* **PROBLEM REQUIREMENTS**: Leave out the pictures, and write out exactly the lines from the beginning of the material to the line holding "0.97, 0.97, 0.755]", that line included, and nothing else.
********
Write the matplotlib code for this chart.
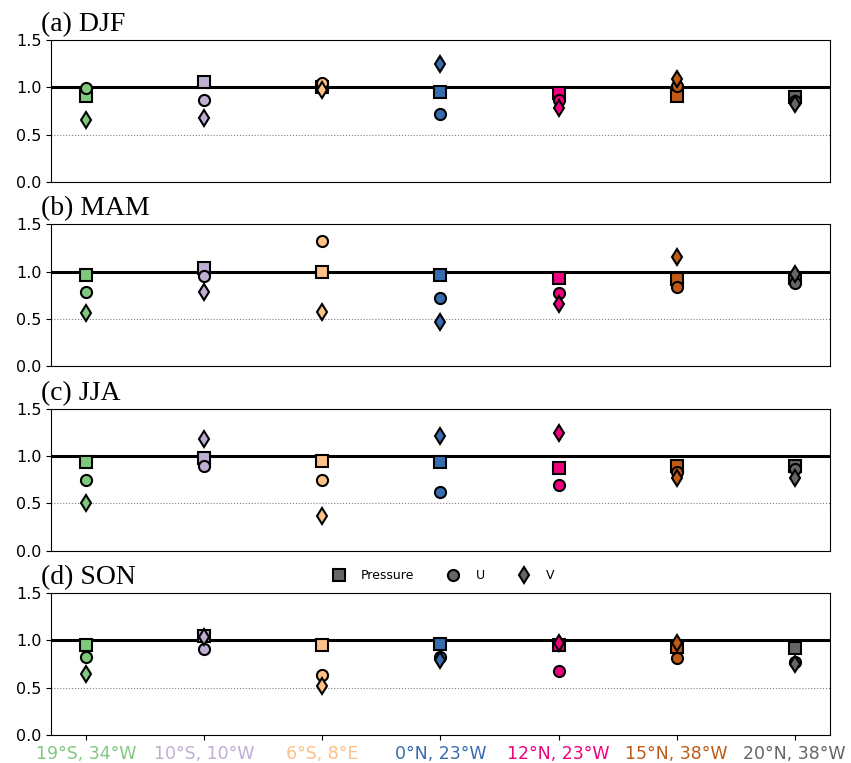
import matplotlib
matplotlib.use("Agg")
import matplotlib.pyplot as plt
from matplotlib.lines import Line2D

sites = ["19°S, 34°W", "10°S, 10°W", "6°S, 8°E", "0°N, 23°W",
         "12°N, 23°W", "15°N, 38°W", "20°N, 38°W"]
site_colors = ["#7fc97f", "#beaed4", "#fdc086", "#386cb0",
               "#f0027f", "#bf5b17", "#666666"]

seasons = ["(a) DJF", "(b) MAM", "(c) JJA", "(d) SON"]

djf_pressure = [0.91, 1.06, 1.00, 0.95, 0.94, 0.91, 0.90]
djf_u        = [0.99, 0.86, 1.05, 0.72, 0.87, 1.01, 0.85]
djf_v        = [0.65, 0.67, 0.97, 1.25, 0.78, 1.09, 0.82]

mam_pressure = [0.96, 1.04, 1.00, 0.96, 0.935, 0.92, 0.93]
mam_u        = [0.79, 0.95, 1.32, 0.72, 0.77, 0.84, 0.88]
mam_v        = [0.56, 0.79, 0.57, 0.47, 0.66, 1.15, 0.97]

jja_pressure = [0.935, 0.98, 0.946, 0.935, 0.875, 0.90, 0.89]
jja_u        = [0.75, 0.89, 0.75, 0.62, 0.69, 0.83, 0.865]
jja_v        = [0.50, 1.18, 0.367, 1.21, 1.24, 0.77, 0.77]

son_pressure = [0.955, 1.05, 0.95, 0.966, 0.95, 0.93, 0.92]
son_u        = [0.83, 0.91, 0.63, 0.825, 0.68, 0.81, 0.77]
son_v        = [0.64, 1.04, 0.52, 0.79, 0.97, 0.97, 0.755]

data = [
    (djf_pressure, djf_u, djf_v),
    (mam_pressure, mam_u, mam_v),
    (jja_pressure, jja_u, jja_v),
    (son_pressure, son_u, son_v),
]
var_names = ["Pressure", "U", "V"]
var_markers = ["s", "o", "d"]

fig = plt.figure(figsize=(8.51, 7.63), dpi=100)
axes = fig.subplots(4, 1)
fig.subplots_adjust(left=0.0599, right=0.9753, top=0.9476, bottom=0.0367, hspace=0.30)

x = list(range(len(sites)))
for k, ax in enumerate(axes):
    ax.axhline(1.0, color="black", lw=2.2, zorder=1)
    ax.axhline(0.5, color="grey", lw=0.8, ls=":", zorder=1)
    for vals, mk in zip(data[k], var_markers):
        for i in x:
            ax.plot(x[i], vals[i], ls="none", marker=mk, ms=8,
                    mfc=site_colors[i], mec="black", mew=1.5, zorder=3)
    ax.set_xlim(-0.3, 6.3)
    ax.set_ylim(0, 1.5)
    ax.set_yticks([0, 0.5, 1.0, 1.5])
    ax.set_yticklabels(["0.0", "0.5", "1.0", "1.5"])
    ax.tick_params(axis="y", labelsize=11.5)
    ax.text(-0.013, 1.062, seasons[k], transform=ax.transAxes,
            fontfamily="Liberation Serif", fontsize=20, ha="left", va="baseline")
    if k < 3:
        ax.set_xticks([])
    else:
        ax.set_xticks(x)
        ax.set_xticklabels(sites, fontsize=12.5)
        for lab, c in zip(ax.get_xticklabels(), site_colors):
            lab.set_color(c)

handles = [Line2D([], [], ls="none", marker=m, ms=8, mfc="#666666",
                  mec="black", mew=1.5, label=n)
           for m, n in zip(var_markers, var_names)]
axes[3].legend(handles=handles, loc="lower center", bbox_to_anchor=(0.5, 1.0),
               ncol=3, frameon=False, fontsize=9, columnspacing=2.1)

fig.savefig("out.png", dpi=100)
********
* **WORKED SOLUTION**:
Write the matplotlib code for this chart.
import matplotlib
matplotlib.use("Agg")
import matplotlib.pyplot as plt
from matplotlib.lines import Line2D

sites = ["19°S, 34°W", "10°S, 10°W", "6°S, 8°E", "0°N, 23°W",
         "12°N, 23°W", "15°N, 38°W", "20°N, 38°W"]
site_colors = ["#7fc97f", "#beaed4", "#fdc086", "#386cb0",
               "#f0027f", "#bf5b17", "#666666"]

seasons = ["(a) DJF", "(b) MAM", "(c) JJA", "(d) SON"]

djf_pressure = [0.91, 1.06, 1.00, 0.95, 0.94, 0.91, 0.90]
djf_u        = [0.99, 0.86, 1.05, 0.72, 0.87, 1.01, 0.85]
djf_v        = [0.65, 0.67, 0.97, 1.25, 0.78, 1.09, 0.82]

mam_pressure = [0.96, 1.04, 1.00, 0.96, 0.935, 0.92, 0.93]
mam_u        = [0.79, 0.95, 1.32, 0.72, 0.77, 0.84, 0.88]
mam_v        = [0.56, 0.79, 0.57, 0.47, 0.66, 1.15, 0.97]

jja_pressure = [0.935, 0.98, 0.946, 0.935, 0.875, 0.90, 0.89]
jja_u        = [0.75, 0.89, 0.75, 0.62, 0.69, 0.83, 0.865]
jja_v        = [0.50, 1.18, 0.367, 1.21, 1.24, 0.77, 0.77]

son_pressure = [0.955, 1.05, 0.95, 0.966, 0.95, 0.93, 0.92]
son_u        = [0.83, 0.91, 0.63, 0.825, 0.68, 0.81, 0.77]
son_v        = [0.64, 1.04, 0.52, 0.79, 0.97, 0.97, 0.755]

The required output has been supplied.